### Data

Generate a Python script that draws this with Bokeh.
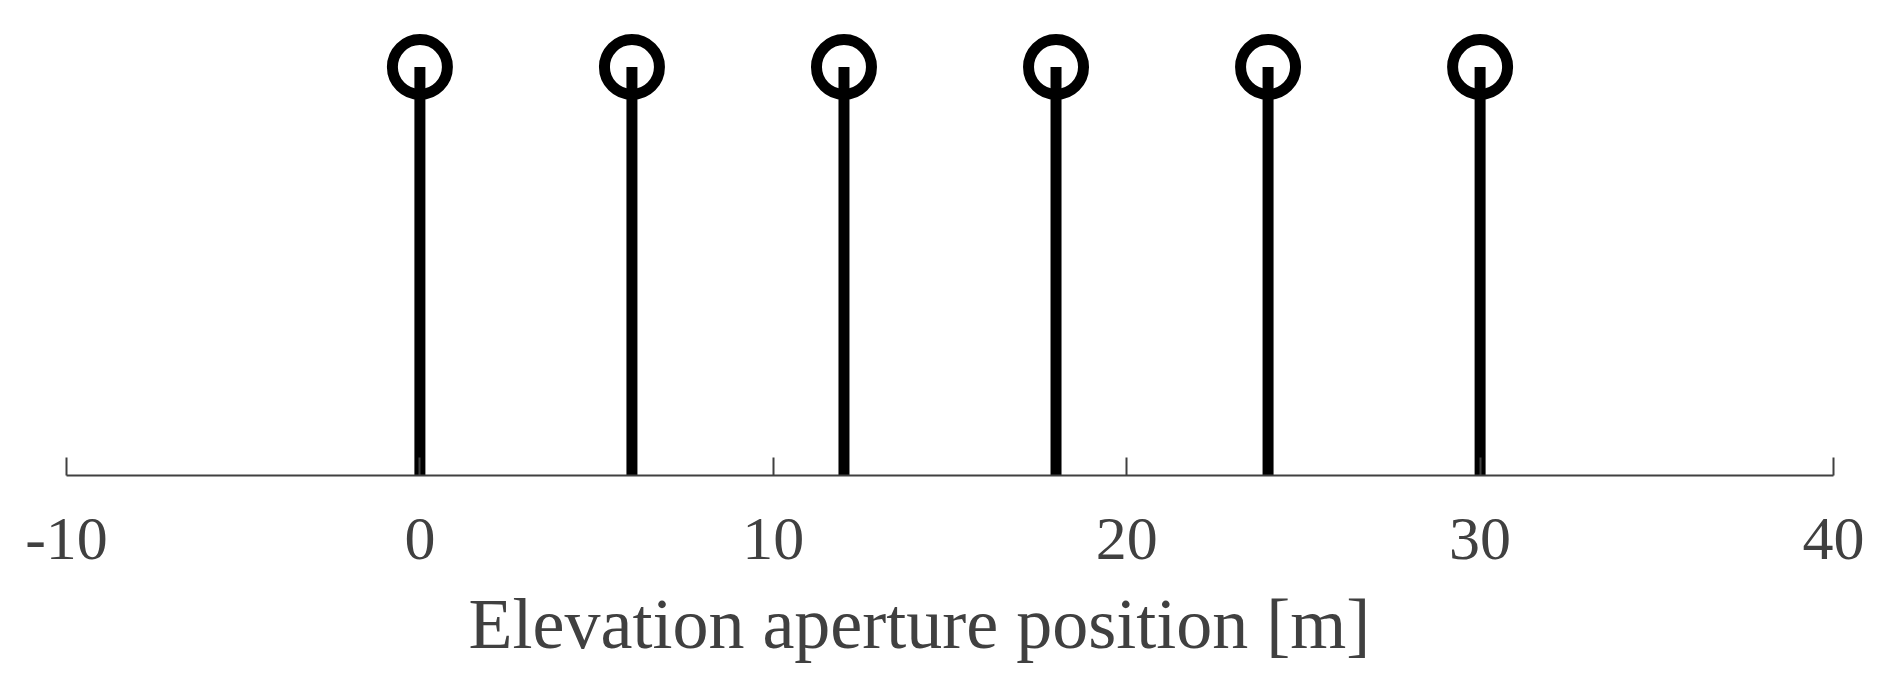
from bokeh.plotting import figure
from bokeh.embed import file_html
from bokeh.resources import INLINE
from bokeh.models import Range1d, FixedTicker, Title

# Data
positions = [0, 6, 12, 18, 24, 30]
amplitudes = [1, 1, 1, 1, 1, 1]
x_ticks = [-10, 0, 10, 20, 30, 40]
x_tick_labels = ["-10", "0", "10", "20", "30", "40"]
x_label = "Elevation aperture position [m]"

p = figure(
    output_backend="svg", toolbar_location=None,
    frame_width=1767, frame_height=467,
    min_border_left=66, min_border_right=36, min_border_top=8, min_border_bottom=0,
    x_range=Range1d(-10, 40), y_range=Range1d(0, 1.1432),
)
p.outline_line_color = None
p.grid.visible = False
p.yaxis.visible = False

p.segment(x0=positions, y0=[0] * len(positions), x1=positions, y1=amplitudes,
          line_color="black", line_width=11)
p.scatter(x=positions, y=amplitudes, marker="circle", size=55,
          fill_color=None, line_color="black", line_width=11)

ax = p.xaxis[0]
ax.ticker = FixedTicker(ticks=x_ticks)
ax.major_label_overrides = {t: s for t, s in zip(x_ticks, x_tick_labels)}
ax.major_tick_in = 18
ax.major_tick_out = 0
ax.minor_tick_line_color = None
ax.axis_line_color = "#404040"
ax.axis_line_width = 2
ax.major_tick_line_color = "#404040"
ax.major_tick_line_width = 2
ax.major_label_text_font = "Liberation Serif"
ax.major_label_text_font_size = "62px"
ax.major_label_text_color = "#404040"
ax.major_label_standoff = 43

p.add_layout(Title(text=x_label, align="left", offset=402, standoff=40,
                   text_font="Liberation Serif", text_font_size="72px",
                   text_font_style="normal", text_color="#404040"), "below")

open("out.html", "w").write(file_html(p, INLINE))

######

Requirements: Pictures excluded, quote all the data above exactly.

Expected answer:
Generate a Python script that draws this with Bokeh.
from bokeh.plotting import figure
from bokeh.embed import file_html
from bokeh.resources import INLINE
from bokeh.models import Range1d, FixedTicker, Title

# Data
positions = [0, 6, 12, 18, 24, 30]
amplitudes = [1, 1, 1, 1, 1, 1]
x_ticks = [-10, 0, 10, 20, 30, 40]
x_tick_labels = ["-10", "0", "10", "20", "30", "40"]
x_label = "Elevation aperture position [m]"

p = figure(
    output_backend="svg", toolbar_location=None,
    frame_width=1767, frame_height=467,
    min_border_left=66, min_border_right=36, min_border_top=8, min_border_bottom=0,
    x_range=Range1d(-10, 40), y_range=Range1d(0, 1.1432),
)
p.outline_line_color = None
p.grid.visible = False
p.yaxis.visible = False

p.segment(x0=positions, y0=[0] * len(positions), x1=positions, y1=amplitudes,
          line_color="black", line_width=11)
p.scatter(x=positions, y=amplitudes, marker="circle", size=55,
          fill_color=None, line_color="black", line_width=11)

ax = p.xaxis[0]
ax.ticker = FixedTicker(ticks=x_ticks)
ax.major_label_overrides = {t: s for t, s in zip(x_ticks, x_tick_labels)}
ax.major_tick_in = 18
ax.major_tick_out = 0
ax.minor_tick_line_color = None
ax.axis_line_color = "#404040"
ax.axis_line_width = 2
ax.major_tick_line_color = "#404040"
ax.major_tick_line_width = 2
ax.major_label_text_font = "Liberation Serif"
ax.major_label_text_font_size = "62px"
ax.major_label_text_color = "#404040"
ax.major_label_standoff = 43

p.add_layout(Title(text=x_label, align="left", offset=402, standoff=40,
                   text_font="Liberation Serif", text_font_size="72px",
                   text_font_style="normal", text_color="#404040"), "below")

open("out.html", "w").write(file_html(p, INLINE))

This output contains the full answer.